In this talk, I’ll walk through building a self-healing system for Kubernetes using Prometheus and Keptn — both powerful CNCF-hosted FOSS projects. We’ll begin by defining Service Level Objectives (SLOs), then use Prometheus to track metrics, and finally automate incident response using Keptn’s remediation workflows.
This isn’t just theory — the talk includes practical guidance, architecture diagrams, and a live or recorded demo showing how to integrate these tools for real-world resiliency. Whether you're a contributor, a DevOps practitioner, or someone exploring cloud-native tooling, you'll walk away with a blueprint for building production-grade, SLO-driven automation with FOSS projects.
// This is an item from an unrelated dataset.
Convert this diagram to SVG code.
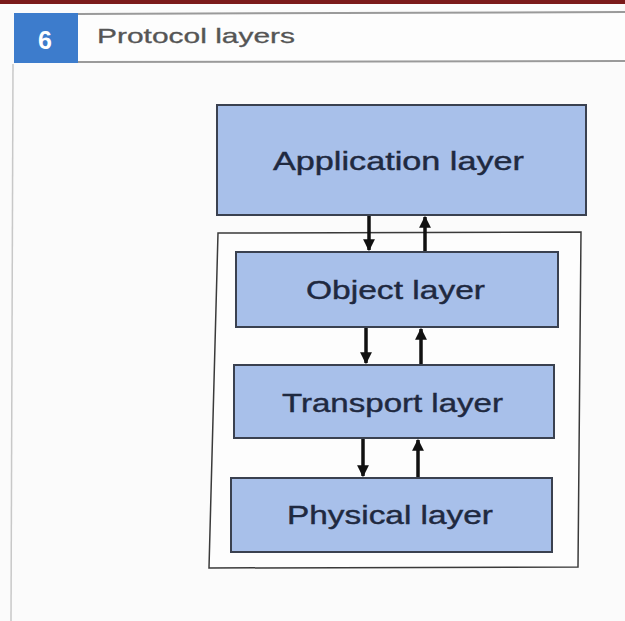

Along the way, I’ll share my learnings from working with these tools — how I reported issues, contributed feedback, and helped other developers understand Keptn's remediation workflows.
What SLOs are and why they matter in Kubernetes environments
How to use Prometheus to track and trigger SLO violations
Automating remediation using Keptn’s FOSS workflows
Architectural overview of an SLO-driven system
How contributing back (even non-code!) improves the FOSS ecosystem
This is a k8s talk about implementing existing projects, not contributing back. While this is likely insightful to k8s professionals it doesn't not directly support the main goal of our organization to promote and strengthen the FOSS ecosystem of India. Please try to propose this talk at a local city chapter meetup.
While the reviewers found the topic to be insightful for Kubernetes professionals, a key concern was that the talk focuses on implementing existing open-source projects rather than contributing back to them. The feedback noted that this approach does not directly support the conference's goal of promoting and strengthening the FOSS ecosystem in India.